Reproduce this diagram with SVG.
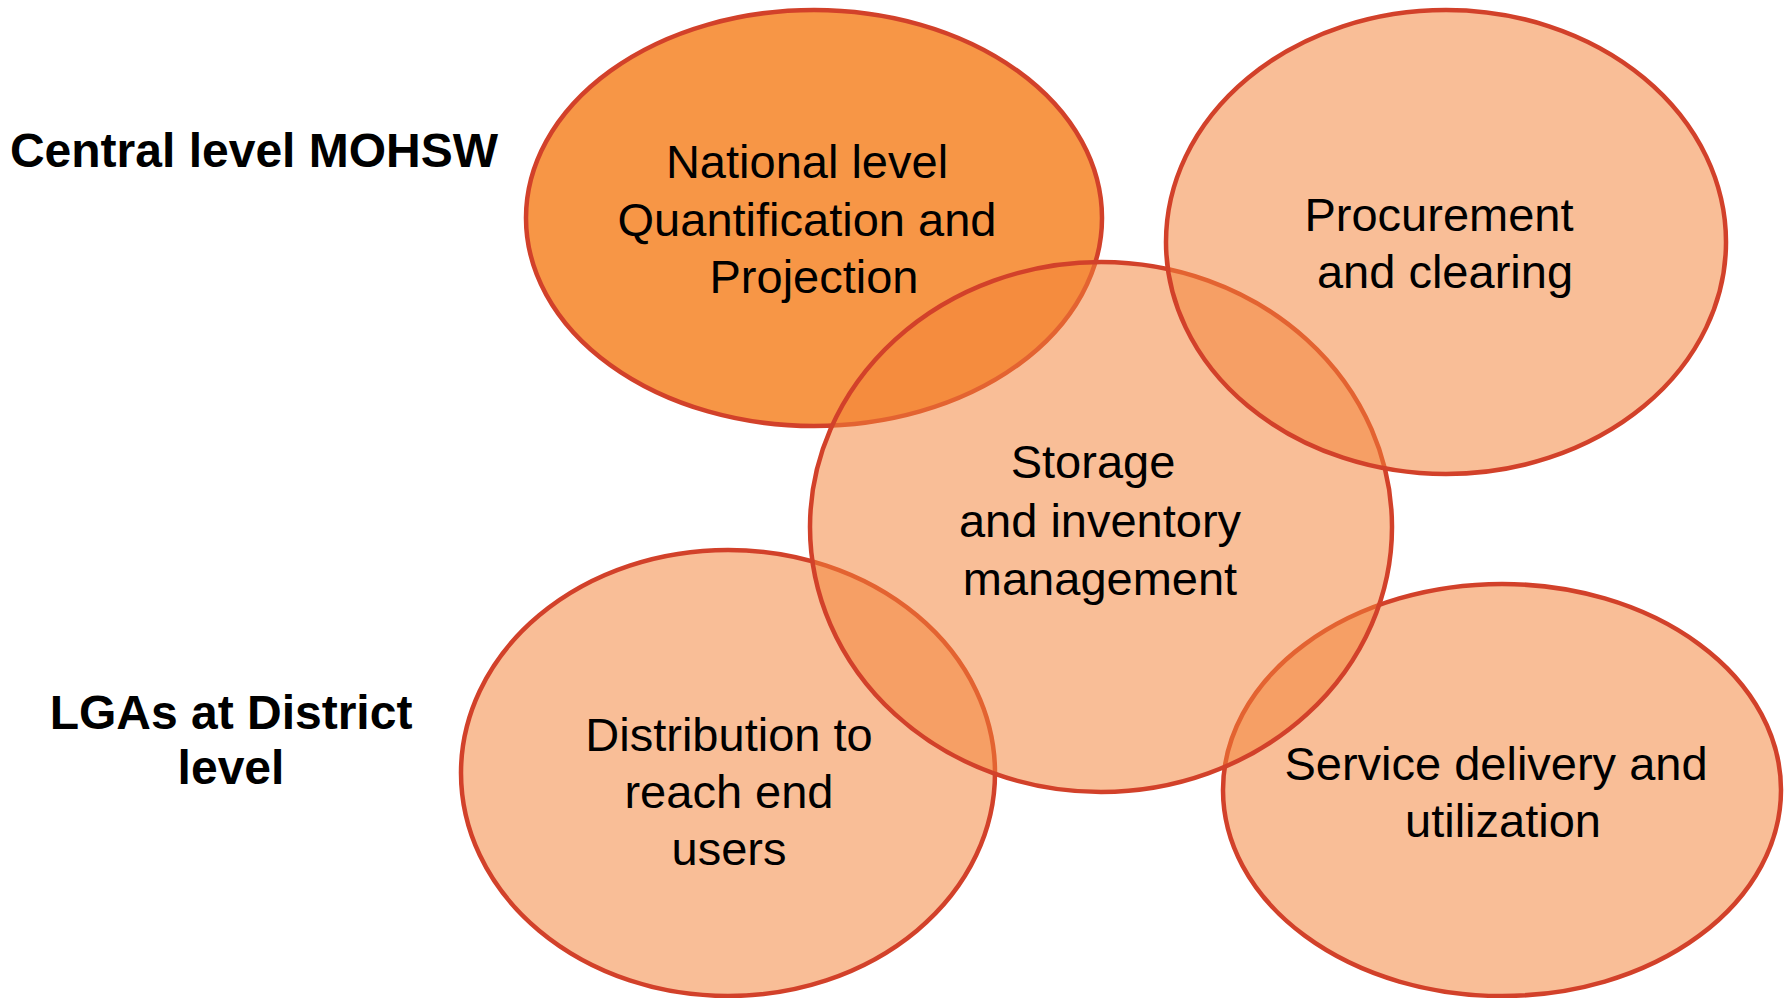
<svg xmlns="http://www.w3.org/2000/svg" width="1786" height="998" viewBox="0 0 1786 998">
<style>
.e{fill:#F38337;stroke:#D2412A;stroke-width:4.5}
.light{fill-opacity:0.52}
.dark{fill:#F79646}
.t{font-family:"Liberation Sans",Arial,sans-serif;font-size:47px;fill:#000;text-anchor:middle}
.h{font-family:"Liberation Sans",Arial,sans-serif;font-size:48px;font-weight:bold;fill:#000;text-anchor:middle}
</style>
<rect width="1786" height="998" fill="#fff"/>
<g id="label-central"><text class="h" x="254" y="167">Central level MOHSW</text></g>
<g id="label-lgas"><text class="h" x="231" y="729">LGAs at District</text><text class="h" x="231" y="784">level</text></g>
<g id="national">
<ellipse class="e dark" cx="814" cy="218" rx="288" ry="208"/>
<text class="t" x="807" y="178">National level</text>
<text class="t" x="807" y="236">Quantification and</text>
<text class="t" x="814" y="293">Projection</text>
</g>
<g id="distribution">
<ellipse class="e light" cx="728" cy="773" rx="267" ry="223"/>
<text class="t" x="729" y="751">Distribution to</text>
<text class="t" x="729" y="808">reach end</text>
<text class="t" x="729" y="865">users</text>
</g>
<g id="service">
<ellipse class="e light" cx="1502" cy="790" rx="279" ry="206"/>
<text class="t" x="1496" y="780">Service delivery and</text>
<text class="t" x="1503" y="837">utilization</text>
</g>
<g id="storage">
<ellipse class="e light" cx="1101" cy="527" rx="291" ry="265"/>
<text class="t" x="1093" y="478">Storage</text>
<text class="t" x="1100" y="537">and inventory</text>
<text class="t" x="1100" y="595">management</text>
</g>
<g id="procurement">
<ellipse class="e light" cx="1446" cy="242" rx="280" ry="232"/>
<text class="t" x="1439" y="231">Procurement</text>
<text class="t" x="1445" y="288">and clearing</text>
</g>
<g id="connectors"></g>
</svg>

PROBLEM STATEMENT
Transcribe the preceding listing in its entirety and with exact wording, leaving out pictures.

RESPONSE TO THE TASK
Reproduce this diagram with SVG.
<svg xmlns="http://www.w3.org/2000/svg" width="1786" height="998" viewBox="0 0 1786 998">
<style>
.e{fill:#F38337;stroke:#D2412A;stroke-width:4.5}
.light{fill-opacity:0.52}
.dark{fill:#F79646}
.t{font-family:"Liberation Sans",Arial,sans-serif;font-size:47px;fill:#000;text-anchor:middle}
.h{font-family:"Liberation Sans",Arial,sans-serif;font-size:48px;font-weight:bold;fill:#000;text-anchor:middle}
</style>
<rect width="1786" height="998" fill="#fff"/>
<g id="label-central"><text class="h" x="254" y="167">Central level MOHSW</text></g>
<g id="label-lgas"><text class="h" x="231" y="729">LGAs at District</text><text class="h" x="231" y="784">level</text></g>
<g id="national">
<ellipse class="e dark" cx="814" cy="218" rx="288" ry="208"/>
<text class="t" x="807" y="178">National level</text>
<text class="t" x="807" y="236">Quantification and</text>
<text class="t" x="814" y="293">Projection</text>
</g>
<g id="distribution">
<ellipse class="e light" cx="728" cy="773" rx="267" ry="223"/>
<text class="t" x="729" y="751">Distribution to</text>
<text class="t" x="729" y="808">reach end</text>
<text class="t" x="729" y="865">users</text>
</g>
<g id="service">
<ellipse class="e light" cx="1502" cy="790" rx="279" ry="206"/>
<text class="t" x="1496" y="780">Service delivery and</text>
<text class="t" x="1503" y="837">utilization</text>
</g>
<g id="storage">
<ellipse class="e light" cx="1101" cy="527" rx="291" ry="265"/>
<text class="t" x="1093" y="478">Storage</text>
<text class="t" x="1100" y="537">and inventory</text>
<text class="t" x="1100" y="595">management</text>
</g>
<g id="procurement">
<ellipse class="e light" cx="1446" cy="242" rx="280" ry="232"/>
<text class="t" x="1439" y="231">Procurement</text>
<text class="t" x="1445" y="288">and clearing</text>
</g>
<g id="connectors"></g>
</svg>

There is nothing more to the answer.